A turn comes up and I head into the teen bend...where we get to look at the weeks spent at drama camp, church camp, and vacation bible school in Georgia. The years when I had my summer booked to the point of only weekends at home...not that I didn't love my family... Those stops are longer layovers due to the sheer number of kids that memories come from. The memories of kids bring up summers of Camp Penuel (an inner city camp that I worked at) and semesters of Jeffco with my best friend and sister planning our schedules so that we had at least one break with each other! As we end the turn, I get to relive some moments from my few months spent in Costa Rica...and everything becomes Espanol! Oh, mi cielo!

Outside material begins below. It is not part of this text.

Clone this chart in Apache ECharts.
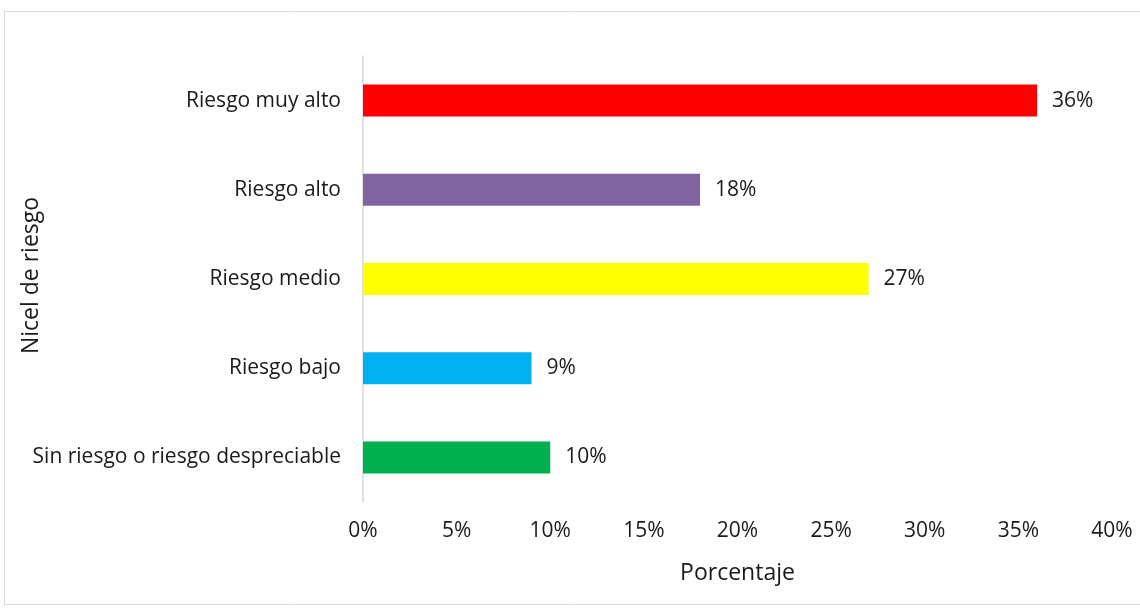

The turn straightens and another trip seems to be in order. Georgia again, but as a permenant residence for continued college...but then a bump....and a recruiter! The army stop is one of those memories that requires verification through pictures because it still doesn't all seem really. We go through all these bumpy times; basic training, advanced individual training, and then my stationing at Ft Polk. I can see the first time I put on my ACU uniform scrabbling to figure out where all the patches. A time which made me feel like a little girl playing in daddy's clothes and big boots! That feeling fades as the next picture enters. It finds me saluting the red, white and blue for the first time replacing the feeling of uncertainty with a pride that swells until you think you will burst. The bugle call changes then to tap and the feelings become slightly different...the pride is still there, but it is now accompanied by a sense of sadness with peace from God thrown in as if to say, "It's ok. Go ahead and rest. I got the watch now." Training and everyday life flies by without being able to make much of the memories, but then it slows to review the pre-deployment to Iraq...the travelling time...the first time I loaded "real" ammo into my mag and locked and loaded...the first time I heard the whistle of a rocket...the last time I heard from a friend...the look into the third world county...the sand, dust, heat, sun...the phone calls home...the tears of homesickness, fear, and fatigue. Like a flash, we are back to Ft Polk.
Welcome home. The past year has flown by as well, with many memories of frustration and pain. Work a constant each day...including the weekends and vacation! Anticipation for the future has become a theme that courses through me as a motivation to make it...back into the present...until next year when I can fill in the blanks of the new stops that this anticipation has added to the walk down memory lane.